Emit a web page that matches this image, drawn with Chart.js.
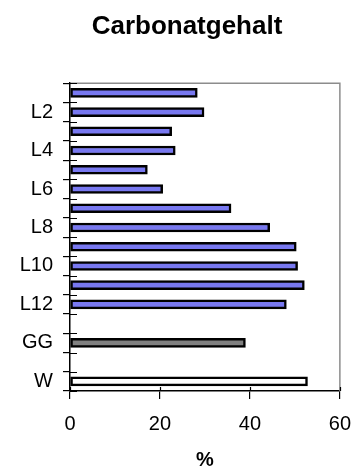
<!DOCTYPE html>
<html>
<head>
<meta charset="utf-8">
<script src="https://cdn.jsdelivr.net/npm/chart.js@4"></script>
<style>
  html, body { margin: 0; padding: 0; background: #fff; }
  #wrap { width: 364px; height: 468px; }
</style>
</head>
<body>
<div id="wrap"><canvas id="chart" width="364" height="468"></canvas></div>
<script>
// --- data ---
const categories = ['L1', 'L2', 'L3', 'L4', 'L5', 'L6', 'L7', 'L8', 'L9', 'L10', 'L11', 'L12', '', 'GG', '', 'W'];
const carbonat = [28.3, 29.8, 22.6, 23.4, 17.2, 20.6, 35.8, 44.4, 50.3, 50.6, 52.1, 48.1, null, 39.0, null, 52.8];
const xTicks = [0, 20, 40, 60];

const FONT = 'Arial, "Liberation Sans", sans-serif';

function fillFor(name) {
    if (name === 'GG') return '#808080';
    if (name === 'W') return '#ffffff';
    return '#7878f0';
}

// ticks that cross the axis lines (Excel style) + grey plot frame
const axisDecor = {
    id: 'axisDecor',
    afterLayout(chart) {
        // title sits a bit right of the canvas centre in the original
        if (chart.titleBlock) chart.titleBlock.left = 30;
    },
    afterDraw(chart) {
        const ctx = chart.ctx;
        const area = chart.chartArea;
        const y = chart.scales.y;
        const x = chart.scales.x;
        ctx.save();

        // grey frame top + right
        ctx.strokeStyle = '#8c8c8c';
        ctx.lineWidth = 1.5;
        ctx.beginPath();
        ctx.moveTo(area.left, area.top);
        ctx.lineTo(area.right, area.top);
        ctx.lineTo(area.right, area.bottom);
        ctx.stroke();

        // inner part of the category ticks
        ctx.strokeStyle = '#000';
        ctx.lineWidth = 1.2;
        const step = (y.getPixelForValue(1) - y.getPixelForValue(0));
        ctx.beginPath();
        for (let i = 0; i <= categories.length; i++) {
            const py = Math.round(y.getPixelForValue(i) - step / 2) + 0.5;
            ctx.moveTo(area.left, py);
            ctx.lineTo(area.left + 7, py);
        }
        // inner part of the value ticks
        xTicks.forEach(v => {
            const px = Math.round(x.getPixelForValue(v)) + 0.5;
            ctx.moveTo(px, area.bottom);
            ctx.lineTo(px, area.bottom - 4);
        });
        ctx.stroke();
        ctx.restore();
    }
};

new Chart(document.getElementById('chart'), {
    type: 'bar',
    data: {
        labels: categories,
        datasets: [{
            data: carbonat,
            backgroundColor: categories.map(fillFor),
            borderColor: '#000',
            borderWidth: 2.5,
            borderSkipped: false,
            barThickness: 9
        }]
    },
    options: {
        indexAxis: 'y',
        responsive: false,
        animation: false,
        layout: { padding: { left: 0, right: 20, top: 0, bottom: 0 } },
        plugins: {
            legend: { display: false },
            tooltip: { enabled: false },
            title: {
                display: true,
                text: 'Carbonatgehalt',
                color: '#000',
                font: { family: FONT, size: 26, weight: 'bold' },
                padding: { top: 11, bottom: 41 }
            }
        },
        scales: {
            x: {
                min: 0,
                max: 60,
                afterBuildTicks: (s) => { s.ticks = xTicks.map(v => ({ value: v })); },
                border: { color: '#000', width: 1.5 },
                grid: { drawOnChartArea: false, color: '#000', tickLength: 8, lineWidth: 1.2 },
                ticks: { color: '#000', padding: 13, font: { family: FONT, size: 20 } },
                title: {
                    display: true,
                    text: '%',
                    color: '#000',
                    font: { family: FONT, size: 20, weight: 'bold' },
                    padding: { top: 0, bottom: -4 }
                },
                afterFit: (s) => { s.height = 77; }
            },
            y: {
                border: { color: '#000', width: 1.5 },
                grid: { drawOnChartArea: false, color: '#000', tickLength: 7, lineWidth: 1.2, offset: true },
                ticks: {
                    color: '#000',
                    padding: 10,
                    autoSkip: false,
                    font: { family: FONT, size: 20 },
                    callback: (v, i) => (i % 2 === 1 ? categories[i] : '')
                },
                afterFit: (s) => { s.width = 70; }
            }
        }
    },
    plugins: [axisDecor]
});
</script>
</body>
</html>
----------
Task:
Repeat the lines above exactly, and keep every picture out.

Written response:
Emit a web page that matches this image, drawn with Chart.js.
<!DOCTYPE html>
<html>
<head>
<meta charset="utf-8">
<script src="https://cdn.jsdelivr.net/npm/chart.js@4"></script>
<style>
  html, body { margin: 0; padding: 0; background: #fff; }
  #wrap { width: 364px; height: 468px; }
</style>
</head>
<body>
<div id="wrap"><canvas id="chart" width="364" height="468"></canvas></div>
<script>
// --- data ---
const categories = ['L1', 'L2', 'L3', 'L4', 'L5', 'L6', 'L7', 'L8', 'L9', 'L10', 'L11', 'L12', '', 'GG', '', 'W'];
const carbonat = [28.3, 29.8, 22.6, 23.4, 17.2, 20.6, 35.8, 44.4, 50.3, 50.6, 52.1, 48.1, null, 39.0, null, 52.8];
const xTicks = [0, 20, 40, 60];

const FONT = 'Arial, "Liberation Sans", sans-serif';

function fillFor(name) {
    if (name === 'GG') return '#808080';
    if (name === 'W') return '#ffffff';
    return '#7878f0';
}

// ticks that cross the axis lines (Excel style) + grey plot frame
const axisDecor = {
    id: 'axisDecor',
    afterLayout(chart) {
        // title sits a bit right of the canvas centre in the original
        if (chart.titleBlock) chart.titleBlock.left = 30;
    },
    afterDraw(chart) {
        const ctx = chart.ctx;
        const area = chart.chartArea;
        const y = chart.scales.y;
        const x = chart.scales.x;
        ctx.save();

        // grey frame top + right
        ctx.strokeStyle = '#8c8c8c';
        ctx.lineWidth = 1.5;
        ctx.beginPath();
        ctx.moveTo(area.left, area.top);
        ctx.lineTo(area.right, area.top);
        ctx.lineTo(area.right, area.bottom);
        ctx.stroke();

        // inner part of the category ticks
        ctx.strokeStyle = '#000';
        ctx.lineWidth = 1.2;
        const step = (y.getPixelForValue(1) - y.getPixelForValue(0));
        ctx.beginPath();
        for (let i = 0; i <= categories.length; i++) {
            const py = Math.round(y.getPixelForValue(i) - step / 2) + 0.5;
            ctx.moveTo(area.left, py);
            ctx.lineTo(area.left + 7, py);
        }
        // inner part of the value ticks
        xTicks.forEach(v => {
            const px = Math.round(x.getPixelForValue(v)) + 0.5;
            ctx.moveTo(px, area.bottom);
            ctx.lineTo(px, area.bottom - 4);
        });
        ctx.stroke();
        ctx.restore();
    }
};

new Chart(document.getElementById('chart'), {
    type: 'bar',
    data: {
        labels: categories,
        datasets: [{
            data: carbonat,
            backgroundColor: categories.map(fillFor),
            borderColor: '#000',
            borderWidth: 2.5,
            borderSkipped: false,
            barThickness: 9
        }]
    },
    options: {
        indexAxis: 'y',
        responsive: false,
        animation: false,
        layout: { padding: { left: 0, right: 20, top: 0, bottom: 0 } },
        plugins: {
            legend: { display: false },
            tooltip: { enabled: false },
            title: {
                display: true,
                text: 'Carbonatgehalt',
                color: '#000',
                font: { family: FONT, size: 26, weight: 'bold' },
                padding: { top: 11, bottom: 41 }
            }
        },
        scales: {
            x: {
                min: 0,
                max: 60,
                afterBuildTicks: (s) => { s.ticks = xTicks.map(v => ({ value: v })); },
                border: { color: '#000', width: 1.5 },
                grid: { drawOnChartArea: false, color: '#000', tickLength: 8, lineWidth: 1.2 },
                ticks: { color: '#000', padding: 13, font: { family: FONT, size: 20 } },
                title: {
                    display: true,
                    text: '%',
                    color: '#000',
                    font: { family: FONT, size: 20, weight: 'bold' },
                    padding: { top: 0, bottom: -4 }
                },
                afterFit: (s) => { s.height = 77; }
            },
            y: {
                border: { color: '#000', width: 1.5 },
                grid: { drawOnChartArea: false, color: '#000', tickLength: 7, lineWidth: 1.2, offset: true },
                ticks: {
                    color: '#000',
                    padding: 10,
                    autoSkip: false,
                    font: { family: FONT, size: 20 },
                    callback: (v, i) => (i % 2 === 1 ? categories[i] : '')
                },
                afterFit: (s) => { s.width = 70; }
            }
        }
    },
    plugins: [axisDecor]
});
</script>
</body>
</html>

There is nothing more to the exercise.